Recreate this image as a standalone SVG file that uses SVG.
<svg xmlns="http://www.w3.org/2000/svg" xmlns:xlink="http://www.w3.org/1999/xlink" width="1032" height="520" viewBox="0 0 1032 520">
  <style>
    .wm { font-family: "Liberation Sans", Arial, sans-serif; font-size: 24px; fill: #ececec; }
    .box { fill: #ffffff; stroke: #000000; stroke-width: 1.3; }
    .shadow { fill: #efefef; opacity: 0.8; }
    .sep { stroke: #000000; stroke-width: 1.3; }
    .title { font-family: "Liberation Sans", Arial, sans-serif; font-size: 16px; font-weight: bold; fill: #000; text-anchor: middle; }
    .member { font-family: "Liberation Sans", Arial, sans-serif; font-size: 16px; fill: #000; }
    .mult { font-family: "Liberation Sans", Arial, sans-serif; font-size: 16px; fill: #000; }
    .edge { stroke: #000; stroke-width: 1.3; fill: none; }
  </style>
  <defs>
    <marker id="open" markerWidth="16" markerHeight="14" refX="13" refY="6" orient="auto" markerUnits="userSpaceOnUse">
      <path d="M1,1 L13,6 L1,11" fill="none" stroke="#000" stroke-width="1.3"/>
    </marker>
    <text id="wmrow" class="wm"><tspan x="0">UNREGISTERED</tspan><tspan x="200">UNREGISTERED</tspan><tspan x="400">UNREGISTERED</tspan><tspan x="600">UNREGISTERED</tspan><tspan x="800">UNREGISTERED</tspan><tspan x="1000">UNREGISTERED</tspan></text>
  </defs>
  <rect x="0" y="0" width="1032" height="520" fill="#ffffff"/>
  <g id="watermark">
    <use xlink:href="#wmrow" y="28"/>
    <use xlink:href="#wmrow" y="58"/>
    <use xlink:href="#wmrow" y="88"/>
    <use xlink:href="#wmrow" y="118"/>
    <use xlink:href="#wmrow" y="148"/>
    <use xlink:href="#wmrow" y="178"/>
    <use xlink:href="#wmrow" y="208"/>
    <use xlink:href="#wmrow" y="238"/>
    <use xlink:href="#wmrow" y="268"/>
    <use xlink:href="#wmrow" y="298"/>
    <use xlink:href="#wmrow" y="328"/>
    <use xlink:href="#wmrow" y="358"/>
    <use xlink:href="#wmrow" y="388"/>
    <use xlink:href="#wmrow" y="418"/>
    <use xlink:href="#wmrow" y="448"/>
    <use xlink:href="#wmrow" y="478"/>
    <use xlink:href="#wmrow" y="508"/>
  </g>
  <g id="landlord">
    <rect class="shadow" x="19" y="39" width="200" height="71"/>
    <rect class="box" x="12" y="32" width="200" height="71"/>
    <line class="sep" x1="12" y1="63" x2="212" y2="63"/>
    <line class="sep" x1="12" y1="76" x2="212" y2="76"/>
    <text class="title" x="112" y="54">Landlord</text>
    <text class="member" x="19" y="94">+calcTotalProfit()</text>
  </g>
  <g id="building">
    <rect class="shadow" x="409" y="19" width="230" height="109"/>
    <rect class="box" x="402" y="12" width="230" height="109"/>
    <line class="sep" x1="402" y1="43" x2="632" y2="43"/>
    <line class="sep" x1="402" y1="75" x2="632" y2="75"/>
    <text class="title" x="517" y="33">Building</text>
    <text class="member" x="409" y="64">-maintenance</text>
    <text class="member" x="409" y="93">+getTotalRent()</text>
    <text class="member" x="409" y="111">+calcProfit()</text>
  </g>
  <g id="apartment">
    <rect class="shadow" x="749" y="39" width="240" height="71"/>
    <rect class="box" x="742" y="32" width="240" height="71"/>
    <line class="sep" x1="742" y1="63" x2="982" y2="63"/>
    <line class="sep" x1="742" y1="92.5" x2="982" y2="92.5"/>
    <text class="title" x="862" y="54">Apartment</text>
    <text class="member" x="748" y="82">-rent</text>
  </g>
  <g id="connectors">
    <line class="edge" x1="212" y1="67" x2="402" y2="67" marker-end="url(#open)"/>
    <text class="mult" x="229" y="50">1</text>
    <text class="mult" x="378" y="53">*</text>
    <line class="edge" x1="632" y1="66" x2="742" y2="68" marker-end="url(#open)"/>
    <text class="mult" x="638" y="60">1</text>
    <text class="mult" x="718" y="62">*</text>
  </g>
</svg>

---

▶ [GIVEN EXERCISE]
Copy each line of the data above without altering a single character.

▶ [THE RESULT]
Recreate this image as a standalone SVG file that uses SVG.
<svg xmlns="http://www.w3.org/2000/svg" xmlns:xlink="http://www.w3.org/1999/xlink" width="1032" height="520" viewBox="0 0 1032 520">
  <style>
    .wm { font-family: "Liberation Sans", Arial, sans-serif; font-size: 24px; fill: #ececec; }
    .box { fill: #ffffff; stroke: #000000; stroke-width: 1.3; }
    .shadow { fill: #efefef; opacity: 0.8; }
    .sep { stroke: #000000; stroke-width: 1.3; }
    .title { font-family: "Liberation Sans", Arial, sans-serif; font-size: 16px; font-weight: bold; fill: #000; text-anchor: middle; }
    .member { font-family: "Liberation Sans", Arial, sans-serif; font-size: 16px; fill: #000; }
    .mult { font-family: "Liberation Sans", Arial, sans-serif; font-size: 16px; fill: #000; }
    .edge { stroke: #000; stroke-width: 1.3; fill: none; }
  </style>
  <defs>
    <marker id="open" markerWidth="16" markerHeight="14" refX="13" refY="6" orient="auto" markerUnits="userSpaceOnUse">
      <path d="M1,1 L13,6 L1,11" fill="none" stroke="#000" stroke-width="1.3"/>
    </marker>
    <text id="wmrow" class="wm"><tspan x="0">UNREGISTERED</tspan><tspan x="200">UNREGISTERED</tspan><tspan x="400">UNREGISTERED</tspan><tspan x="600">UNREGISTERED</tspan><tspan x="800">UNREGISTERED</tspan><tspan x="1000">UNREGISTERED</tspan></text>
  </defs>
  <rect x="0" y="0" width="1032" height="520" fill="#ffffff"/>
  <g id="watermark">
    <use xlink:href="#wmrow" y="28"/>
    <use xlink:href="#wmrow" y="58"/>
    <use xlink:href="#wmrow" y="88"/>
    <use xlink:href="#wmrow" y="118"/>
    <use xlink:href="#wmrow" y="148"/>
    <use xlink:href="#wmrow" y="178"/>
    <use xlink:href="#wmrow" y="208"/>
    <use xlink:href="#wmrow" y="238"/>
    <use xlink:href="#wmrow" y="268"/>
    <use xlink:href="#wmrow" y="298"/>
    <use xlink:href="#wmrow" y="328"/>
    <use xlink:href="#wmrow" y="358"/>
    <use xlink:href="#wmrow" y="388"/>
    <use xlink:href="#wmrow" y="418"/>
    <use xlink:href="#wmrow" y="448"/>
    <use xlink:href="#wmrow" y="478"/>
    <use xlink:href="#wmrow" y="508"/>
  </g>
  <g id="landlord">
    <rect class="shadow" x="19" y="39" width="200" height="71"/>
    <rect class="box" x="12" y="32" width="200" height="71"/>
    <line class="sep" x1="12" y1="63" x2="212" y2="63"/>
    <line class="sep" x1="12" y1="76" x2="212" y2="76"/>
    <text class="title" x="112" y="54">Landlord</text>
    <text class="member" x="19" y="94">+calcTotalProfit()</text>
  </g>
  <g id="building">
    <rect class="shadow" x="409" y="19" width="230" height="109"/>
    <rect class="box" x="402" y="12" width="230" height="109"/>
    <line class="sep" x1="402" y1="43" x2="632" y2="43"/>
    <line class="sep" x1="402" y1="75" x2="632" y2="75"/>
    <text class="title" x="517" y="33">Building</text>
    <text class="member" x="409" y="64">-maintenance</text>
    <text class="member" x="409" y="93">+getTotalRent()</text>
    <text class="member" x="409" y="111">+calcProfit()</text>
  </g>
  <g id="apartment">
    <rect class="shadow" x="749" y="39" width="240" height="71"/>
    <rect class="box" x="742" y="32" width="240" height="71"/>
    <line class="sep" x1="742" y1="63" x2="982" y2="63"/>
    <line class="sep" x1="742" y1="92.5" x2="982" y2="92.5"/>
    <text class="title" x="862" y="54">Apartment</text>
    <text class="member" x="748" y="82">-rent</text>
  </g>
  <g id="connectors">
    <line class="edge" x1="212" y1="67" x2="402" y2="67" marker-end="url(#open)"/>
    <text class="mult" x="229" y="50">1</text>
    <text class="mult" x="378" y="53">*</text>
    <line class="edge" x1="632" y1="66" x2="742" y2="68" marker-end="url(#open)"/>
    <text class="mult" x="638" y="60">1</text>
    <text class="mult" x="718" y="62">*</text>
  </g>
</svg>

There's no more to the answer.